Memorial Day offers many ways to honor the fallen. However, our gratitude must extend beyond this day and lead us to find ways to honor not only those who have died, but those who serve today. As chair of the House Committee on Veterans, Military Affairs, and Public Protection, I have the privilege of working with my colleagues in the House and Senate to pass legislation that benefits our active duty and retired military. After all, there is no better way to honor those who have sacrificed all than to serve those who are defending us today.
In this session, lawmakers passed two bills aimed at simplifying the occupational licensing process for military spouses. HB 91 expands the categories of military spouses included in receiving a waiver for professional licensing dues for both the initial license and renewal licensing in order to help transition to Kentucky. HB 213 allows the state to participate in an interstate compact that streamlines the process for occupational therapists licensed in other states to practice in Kentucky if their spouse is active duty military personnel stationed here. These bills build on the work we’ve done to allow for reciprocal licensure for military spouses. Service members and their families are asked to move from state to state, and that transition period can be a difficult one. Military families must find schools for their children, jobs for spouses, and often housing. They also have to tackle the mundane but important things that define the quality of life – tasks like joining a gym, signing up for utilities, opening bank accounts, and making changes to insurance. Easing this process is a priority.

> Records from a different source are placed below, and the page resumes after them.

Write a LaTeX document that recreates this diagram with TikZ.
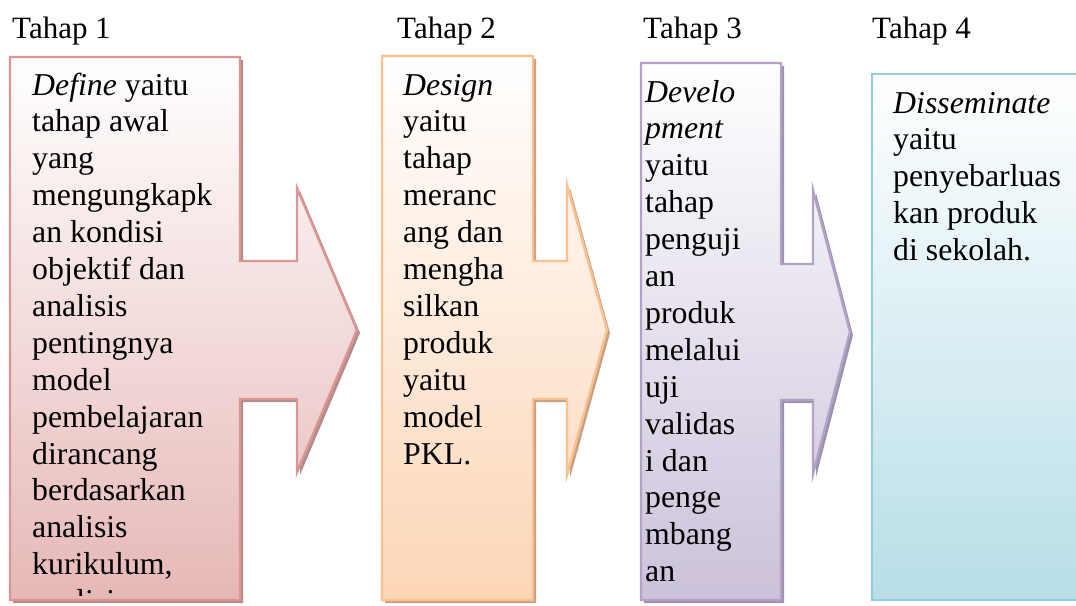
\documentclass[tikz,border=0pt]{standalone}
\usepackage{fontspec}
\setmainfont{Liberation Serif}
\definecolor{redline}{HTML}{D99694}
\definecolor{redfill}{HTML}{E6B8B7}
\definecolor{redshadow}{HTML}{B38C8B}
\definecolor{orangeline}{HTML}{FAC090}
\definecolor{orangefill}{HTML}{FCD5B5}
\definecolor{orangeshadow}{HTML}{C9A182}
\definecolor{violetline}{HTML}{B3A2C7}
\definecolor{violetfill}{HTML}{CCC1DA}
\definecolor{violetshadow}{HTML}{9D92AC}
\definecolor{blueline}{HTML}{93CDDD}
\definecolor{bluefill}{HTML}{B7DEE8}
% outline of a right-arrow callout:
% #1 left, #2 top, #3 right, #4 bottom, #5 head base x, #6 tip x, #7 tip y,
% #8 half height of the shaft, #9 half height of the head
\newcommand\calloutpath[9]{(#1,#2) -- (#3,#2) -- (#3,{#7-#8}) -- (#5,{#7-#8})
  -- (#5,{#7-#9}) -- (#6,#7) -- (#5,{#7+#9}) -- (#5,{#7+#8}) -- (#3,{#7+#8})
  -- (#3,#4) -- (#1,#4) -- cycle}
\begin{document}
\begin{tikzpicture}[x=1pt,y=-1pt,
  stagelabel/.style={anchor=base west, inner sep=0pt, font=\fontsize{31}{36}\selectfont},
  stagetext/.style={anchor=base west, inner sep=0pt, font=\fontsize{31.8}{36.9}\selectfont},
  outline/.style={line width=2.4pt, line join=miter}]
\useasboundingbox (0,0) rectangle (1076,605);
\clip (0,0) rectangle (1076,605);

% stage headings
\node[stagelabel] (h1) at (12,38) {Tahap 1};
\node[stagelabel] (h2) at (397,38) {Tahap 2};
\node[stagelabel] (h3) at (643,38) {Tahap 3};
\node[stagelabel] (h4) at (872,38) {Tahap 4};

% stage 1: Define
\fill[redshadow, shift={(3,3)}] \calloutpath{10}{57}{240}{600}{297}{357}{330}{69}{142};
\draw[outline, draw=redline, top color=white, bottom color=redfill]
  \calloutpath{10}{57}{240}{600}{297}{357}{330}{69}{142};
\begin{scope}
  % the text overflows the box and is cut at its lower edge
  \clip (11,58) rectangle (239,595);
  \node[stagetext] (t1) at (32,95) {\vtop{\hbox{\emph{Define} yaitu}\hbox{tahap awal}\hbox{yang}%
    \hbox{mengungkapk}\hbox{an kondisi}\hbox{objektif dan}\hbox{analisis}\hbox{pentingnya}%
    \hbox{model}\hbox{pembelajaran}\hbox{dirancang}\hbox{berdasarkan}\hbox{analisis}%
    \hbox{kurikulum,}\hbox{analisis}}};
\end{scope}

% stage 2: Design
\fill[orangeshadow, shift={(3,3)}] \calloutpath{382}{56}{533}{600}{567}{607}{330}{69}{145};
\draw[outline, draw=orangeline, top color=white, bottom color=orangefill]
  \calloutpath{382}{56}{533}{600}{567}{607}{330}{69}{145};
\node[stagetext] (t2) at (403,95) {\vtop{\hbox{\emph{Design}}\hbox{yaitu}\hbox{tahap}%
  \hbox{meranc}\hbox{ang dan}\hbox{mengha}\hbox{silkan}\hbox{produk}\hbox{yaitu}%
  \hbox{model}\hbox{PKL.}}};

% stage 3: Development
\fill[violetshadow, shift={(3,3)}] \calloutpath{641}{63}{781}{600}{813}{850}{332}{68}{142};
\draw[outline, draw=violetline, top color=white, bottom color=violetfill]
  \calloutpath{641}{63}{781}{600}{813}{850}{332}{68}{142};
\node[stagetext] (t3) at (645,102) {\vtop{\hbox{\emph{Develo}}\hbox{\emph{pment}}\hbox{yaitu}%
  \hbox{tahap}\hbox{penguji}\hbox{an}\hbox{produk}\hbox{melalui}\hbox{uji}\hbox{validas}%
  \hbox{i dan}\hbox{penge}\hbox{mbang}\hbox{an}}};

% stage 4: Disseminate
\draw[outline, draw=blueline, top color=white, bottom color=bluefill]
  (872,74) rectangle (1090,600);
\node[stagetext] (t4) at (893,113) {\vtop{\hbox{\emph{Disseminate}}\hbox{yaitu}%
  \hbox{penyebarluas}\hbox{kan produk}\hbox{di sekolah.}}};
\end{tikzpicture}
\end{document}
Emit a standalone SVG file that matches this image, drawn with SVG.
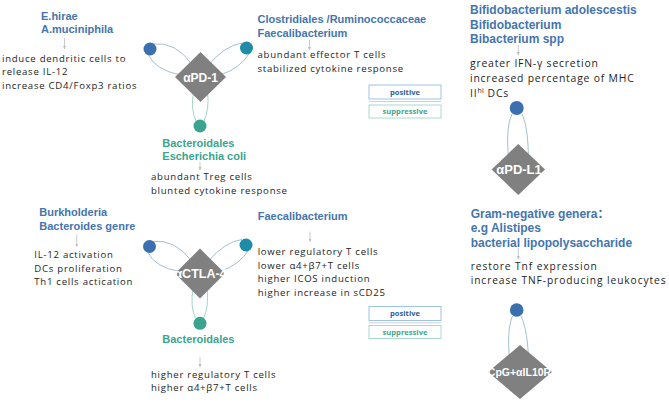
<svg xmlns="http://www.w3.org/2000/svg" width="669" height="402" viewBox="0 0 669 402">
<defs>
<style>
.h{font-family:"Liberation Sans",Arial,"Noto Sans CJK SC",sans-serif;font-weight:bold;font-size:11px;fill:#4475af}
.hr{font-size:12px}
.g{fill:#3aa58e}
.b{font-family:"Open Sans","Noto Sans",sans-serif;font-size:9.6px;letter-spacing:0.73px;fill:#1e1e1e}
.br{font-size:10.4px;letter-spacing:0.8px}
.br2{font-size:10.2px;letter-spacing:0.92px}
.dm{fill:#808080}
.dt{font-family:"Liberation Sans",Arial,sans-serif;font-weight:bold;fill:#fff;text-anchor:middle}
.c1{fill:#3b6fb0}
.c2{fill:#1e8ca6}
.c3{fill:#3aa48e}
.ln{fill:none;stroke:#a6bfd0;stroke-width:1}
.lt{fill:none;stroke:#a3d5c8;stroke-width:1}
.ar{stroke:#bdbdbd;stroke-width:0.8;marker-end:url(#ah)}
.lp{fill:#fff;stroke:#9dc3e6;stroke-width:1}
.ls{fill:#fff;stroke:#a8dacd;stroke-width:1}
.sep{stroke:#c9d2da;stroke-width:1}
.lpt{font-family:"Open Sans",sans-serif;font-weight:bold;font-size:7.6px;fill:#2f5f9c;text-anchor:middle}
.lst{font-family:"Open Sans",sans-serif;font-weight:bold;font-size:7.6px;fill:#45a58a;text-anchor:middle}
</style>
<marker id="ah" markerWidth="4" markerHeight="4" refX="3" refY="2" orient="auto" markerUnits="userSpaceOnUse"><path d="M0,0.5 L3.5,2 L0,3.5 z" fill="#bdbdbd"/></marker>
</defs>
<rect width="669" height="402" fill="#fff"/>

<g id="connectors">
  <g transform="translate(200.5,77)">
    <path class="ln" d="M-48,-33 Q-25,-36 -8,-12"/>
    <path class="ln" d="M-52,-22 Q-45,-7 -20,-2"/>
    <path class="ln" d="M42,-34 Q25,-32 8,-12"/>
    <path class="ln" d="M49,-24 Q40,-9 20,-2"/>
    <path class="lt" d="M-4.5,44 Q-10,32 -7,15"/>
    <path class="lt" d="M3.5,44 Q9,32 7,15"/>
  </g>
  <g transform="translate(200,273.5)">
    <path class="ln" d="M-48,-32 Q-25,-35 -8,-12"/>
    <path class="ln" d="M-52,-21 Q-45,-6 -20,-2"/>
    <path class="ln" d="M42,-34 Q25,-32 8,-12"/>
    <path class="ln" d="M49,-24 Q40,-9 20,-2"/>
    <path class="lt" d="M-4.5,45 Q-10,33 -7,15"/>
    <path class="lt" d="M3.5,45 Q9,33 7,15"/>
  </g>
  <path class="ln" d="M512,114 C507,125 507,140 508.5,158"/>
  <path class="ln" d="M522,114 C527,125 528,140 528.5,158"/>
  <path class="ln" d="M512.5,316 C508,327 508,342 509.5,360"/>
  <path class="ln" d="M521,316 C526,327 528,342 528.5,360"/>
  <line class="ar" x1="64.5" y1="38" x2="64.5" y2="49"/>
  <line class="ar" x1="309.5" y1="40" x2="309.5" y2="50"/>
  <line class="ar" x1="200" y1="162" x2="200" y2="170"/>
  <line class="ar" x1="518.3" y1="45" x2="518.3" y2="55"/>
  <line class="ar" x1="76.7" y1="235" x2="76.7" y2="246.5"/>
  <line class="ar" x1="310" y1="231.5" x2="310" y2="241.5"/>
  <line class="ar" x1="200" y1="357" x2="200" y2="367"/>
  <line class="ar" x1="518.3" y1="248" x2="518.3" y2="259"/>
</g>

<g id="pd1">
  <polygon class="dm" points="200.5,52 226,77 200.5,102 175,77"/>
  <text class="dt" x="200.5" y="81.5" font-size="12">αPD-1</text>
</g>
<g id="pd1-left"><circle class="c1" cx="150" cy="49" r="6.5"/></g>
<g id="pd1-right"><circle class="c2" cx="246.5" cy="48" r="6.5"/></g>
<g id="pd1-bottom"><circle class="c3" cx="200" cy="126" r="6.5"/></g>

<g id="ctla4">
  <polygon class="dm" points="200,248.5 225,273.5 200,298.5 175,273.5"/>
  <text class="dt" x="200.5" y="277.8" font-size="12.5">αCTLA-4</text>
</g>
<g id="ctla4-left"><circle class="c1" cx="149.5" cy="246.5" r="6.5"/></g>
<g id="ctla4-right"><circle class="c2" cx="246" cy="245" r="6.5"/></g>
<g id="ctla4-bottom"><circle class="c3" cx="200" cy="323.3" r="6.5"/></g>

<g id="pdl1">
  <polygon class="dm" points="518.3,144 545,169.5 518.3,195 491.6,169.5"/>
  <text class="dt" x="519" y="174.3" font-size="13">αPD-L1</text>
</g>
<g id="pdl1-top"><circle class="c1" cx="516.7" cy="108" r="7"/></g>

<g id="cpg">
  <polygon class="dm" points="520,345 552,372 520,399 488,372"/>
  <text class="dt" x="519.5" y="376" font-size="10.5">CpG+αIL10R</text>
</g>
<g id="cpg-top"><circle class="c1" cx="516.7" cy="310" r="6.8"/></g>

<g id="t-ehirae">
  <text class="h" x="41" y="20">E.hirae</text>
  <text class="h" x="41" y="33">A.muciniphila</text>
  <text class="b" x="2" y="62">induce dendritic cells to</text>
  <text class="b" x="2" y="75.3">release IL-12</text>
  <text class="b" x="2" y="88.6">increase CD4/Foxp3 ratios</text>
</g>
<g id="t-clostridiales">
  <text class="h" x="257.5" y="23">Clostridiales /Ruminococcaceae</text>
  <text class="h" x="257.5" y="36.5">Faecalibacterium</text>
  <text class="b" x="257.5" y="58.3">abundant effector T cells</text>
  <text class="b" x="257.5" y="71.7">stabilized cytokine response</text>
</g>
<g id="t-bacteroidales1">
  <text class="h g" x="162.3" y="146.7">Bacteroidales</text>
  <text class="h g" x="162.3" y="160">Escherichia coli</text>
  <text class="b" x="151" y="180">abundant Treg cells</text>
  <text class="b" x="151" y="193.8">blunted cytokine response</text>
</g>
<g id="legend1">
  <rect class="lp" x="369" y="85" width="72" height="14"/>
  <line class="sep" x1="369" y1="101.5" x2="441" y2="101.5"/>
  <rect class="ls" x="369" y="105" width="72" height="13"/>
  <text class="lpt" x="405" y="94.8">positive</text>
  <text class="lst" x="405" y="114.3">suppressive</text>
</g>
<g id="t-bifido">
  <text class="h hr" x="470" y="14.3">Bifidobacterium adolescestis</text>
  <text class="h hr" x="470" y="28.8">Bifidobacterium</text>
  <text class="h hr" x="470" y="43.3">Bibacterium spp</text>
  <text class="b br" x="470" y="67.3">greater IFN-γ secretion</text>
  <text class="b br" x="470" y="82">increased percentage of MHC</text>
  <text class="b br" x="470" y="96.7">II<tspan font-size="7" dy="-3.5" letter-spacing="0.3">hi</tspan><tspan dy="3.5"> DCs</tspan></text>
</g>
<g id="t-burkholderia">
  <text class="h" x="39.3" y="216">Burkholderia</text>
  <text class="h" x="39.3" y="230">Bacteroides genre</text>
  <text class="b" x="34.3" y="258.3">IL-12 activation</text>
  <text class="b" x="34.3" y="271.7">DCs proliferation</text>
  <text class="b" x="34.3" y="285.1">Th1 cells actication</text>
</g>
<g id="t-faecali2">
  <text class="h" x="257.7" y="220">Faecalibacterium</text>
  <text class="b" x="257.7" y="255">lower regulatory T cells</text>
  <text class="b" x="257.7" y="268.5">lower α4+β7+T cells</text>
  <text class="b" x="257.7" y="282">higher ICOS induction</text>
  <text class="b" x="257.7" y="295.5">higher increase in sCD25</text>
</g>
<g id="t-bacteroidales2">
  <text class="h g" x="162.3" y="343.3">Bacteroidales</text>
  <text class="b" x="151" y="377.7">higher regulatory T cells</text>
  <text class="b" x="151" y="391.1">higher α4+β7+T cells</text>
</g>
<g id="legend2">
  <rect class="lp" x="369" y="306.5" width="72" height="14"/>
  <line class="sep" x1="369" y1="322.8" x2="441" y2="322.8"/>
  <rect class="ls" x="369" y="325.5" width="72" height="13"/>
  <text class="lpt" x="405" y="316.3">positive</text>
  <text class="lst" x="405" y="334.8">suppressive</text>
</g>
<g id="t-gram">
  <text class="h hr" x="470.7" y="218.3">Gram-negative genera：</text>
  <text class="h hr" x="470.7" y="232.3">e.g Alistipes</text>
  <text class="h hr" x="470.7" y="246.7">bacterial lipopolysaccharide</text>
  <text class="b br2" x="470.7" y="269.5">restore Tnf expression</text>
  <text class="b br2" x="470.7" y="283.5">increase TNF-producing leukocytes</text>
</g>
</svg>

In addition, we addressed the needs of those injured in the line of duty. With the adoption of HB 345, state employees who are injured in active or inactive duty training for the Kentucky National Guard or any reserving service of our Armed Services will be eligible for a paid leave of absence of up to six months. Without a doubt, this is the least we can do, and I am hopeful it motivates private employers to take similar steps. In addition, we endorsed the use of hyperbaric oxygen therapy treatments by the Veterans Administration (HCR 40). Studies have shown these treatments can repair the brain tissue, which would significantly improve the quality of life for many of the 13,000 Kentucky veterans suffering from brain injuries and disorders.
We also approved HB 636, legislation I had the privilege of sponsoring, which broadens the scope of the Military Family Assistance Trust Fund (MFAST) to include Kentucky National Guard members serving stateside. This is a common-sense measure that allows those serving stateside the same assistance as those who serve abroad. It is a small but incredibly meaningful step in the right direction.
We also remain committed to maintaining our state’s nursing homes and veteran’s cemeteries. One of the biggest projects we have funded has been the Bowling Green Veterans Nursing Home. This year’s budget includes more than $1 million for the first year’s operation of the 60-plus-bed skilled nursing facility. The new home is the fifth state-run veterans’ nursing home, joining locations in Hazard, Wilmore, Hanson, and Radcliff.
Funding is also available for a program that assists veterans suffering from brain trauma and homelessness, as well as for veterans’ service organizations.
I am humbled by those who gave all to forge this great nation and will honor them not only on Memorial Day but every day thereafter.